╭──
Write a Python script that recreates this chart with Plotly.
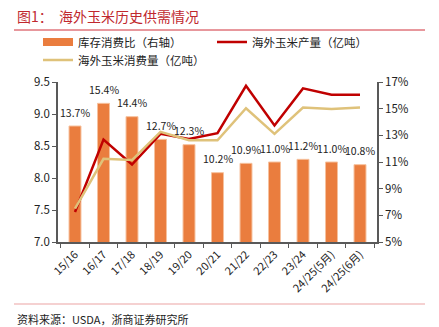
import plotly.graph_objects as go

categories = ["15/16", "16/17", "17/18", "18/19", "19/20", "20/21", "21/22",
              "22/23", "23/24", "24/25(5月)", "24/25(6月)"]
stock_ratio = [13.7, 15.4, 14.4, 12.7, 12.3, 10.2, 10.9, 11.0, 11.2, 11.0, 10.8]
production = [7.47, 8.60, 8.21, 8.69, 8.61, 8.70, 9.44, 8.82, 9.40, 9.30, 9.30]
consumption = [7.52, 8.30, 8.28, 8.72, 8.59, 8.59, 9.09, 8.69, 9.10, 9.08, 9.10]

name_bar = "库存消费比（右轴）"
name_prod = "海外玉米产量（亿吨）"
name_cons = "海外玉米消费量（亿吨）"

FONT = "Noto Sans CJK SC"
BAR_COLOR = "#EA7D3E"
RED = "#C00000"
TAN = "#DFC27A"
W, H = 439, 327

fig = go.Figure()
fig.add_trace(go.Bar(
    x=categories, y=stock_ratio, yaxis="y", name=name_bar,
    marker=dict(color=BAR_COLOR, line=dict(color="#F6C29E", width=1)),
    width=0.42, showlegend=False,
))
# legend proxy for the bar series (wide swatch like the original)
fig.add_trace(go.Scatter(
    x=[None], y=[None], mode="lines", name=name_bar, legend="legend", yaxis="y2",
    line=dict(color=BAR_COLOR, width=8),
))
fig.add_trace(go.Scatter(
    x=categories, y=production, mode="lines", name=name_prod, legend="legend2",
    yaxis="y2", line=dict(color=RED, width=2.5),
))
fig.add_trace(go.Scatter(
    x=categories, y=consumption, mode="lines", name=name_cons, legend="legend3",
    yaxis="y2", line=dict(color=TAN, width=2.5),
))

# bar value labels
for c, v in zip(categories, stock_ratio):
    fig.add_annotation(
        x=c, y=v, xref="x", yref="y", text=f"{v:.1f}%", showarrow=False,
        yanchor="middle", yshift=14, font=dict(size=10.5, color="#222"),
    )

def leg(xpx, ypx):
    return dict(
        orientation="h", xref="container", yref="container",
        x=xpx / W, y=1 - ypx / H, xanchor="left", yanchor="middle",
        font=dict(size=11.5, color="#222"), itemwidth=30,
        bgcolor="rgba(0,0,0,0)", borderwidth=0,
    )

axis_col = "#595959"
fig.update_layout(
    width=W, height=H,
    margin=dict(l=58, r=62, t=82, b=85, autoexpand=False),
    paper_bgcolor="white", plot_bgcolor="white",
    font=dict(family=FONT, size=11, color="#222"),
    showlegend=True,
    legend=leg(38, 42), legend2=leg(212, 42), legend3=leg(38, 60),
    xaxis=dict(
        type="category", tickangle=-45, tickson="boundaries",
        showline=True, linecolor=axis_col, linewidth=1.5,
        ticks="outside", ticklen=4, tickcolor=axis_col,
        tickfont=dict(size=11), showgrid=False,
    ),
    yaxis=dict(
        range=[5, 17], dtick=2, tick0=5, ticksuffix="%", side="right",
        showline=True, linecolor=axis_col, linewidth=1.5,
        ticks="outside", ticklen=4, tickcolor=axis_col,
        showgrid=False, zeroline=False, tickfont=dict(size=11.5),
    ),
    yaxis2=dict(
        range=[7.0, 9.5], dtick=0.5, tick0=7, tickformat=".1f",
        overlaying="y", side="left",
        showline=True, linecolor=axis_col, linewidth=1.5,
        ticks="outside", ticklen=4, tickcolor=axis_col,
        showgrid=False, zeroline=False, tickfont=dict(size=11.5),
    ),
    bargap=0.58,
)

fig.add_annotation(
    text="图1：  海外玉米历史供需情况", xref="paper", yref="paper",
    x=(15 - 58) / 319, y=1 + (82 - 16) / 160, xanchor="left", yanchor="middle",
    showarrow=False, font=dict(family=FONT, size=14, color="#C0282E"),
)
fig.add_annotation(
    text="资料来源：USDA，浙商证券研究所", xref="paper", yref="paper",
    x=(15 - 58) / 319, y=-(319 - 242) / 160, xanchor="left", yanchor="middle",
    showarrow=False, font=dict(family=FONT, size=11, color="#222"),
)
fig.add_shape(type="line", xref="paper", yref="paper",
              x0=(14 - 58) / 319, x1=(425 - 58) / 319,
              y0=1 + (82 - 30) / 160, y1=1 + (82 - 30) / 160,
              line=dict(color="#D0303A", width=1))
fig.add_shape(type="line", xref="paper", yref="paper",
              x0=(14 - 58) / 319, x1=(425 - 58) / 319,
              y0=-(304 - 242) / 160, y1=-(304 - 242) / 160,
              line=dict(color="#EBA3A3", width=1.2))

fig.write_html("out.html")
╰──
## TASK TO CARRY OUT
Give back exactly the lines from the first line of the data through the line with "import plotly.graph_objects as go", pictures excluded.

## RESPONSE
Write a Python script that recreates this chart with Plotly.
import plotly.graph_objects as go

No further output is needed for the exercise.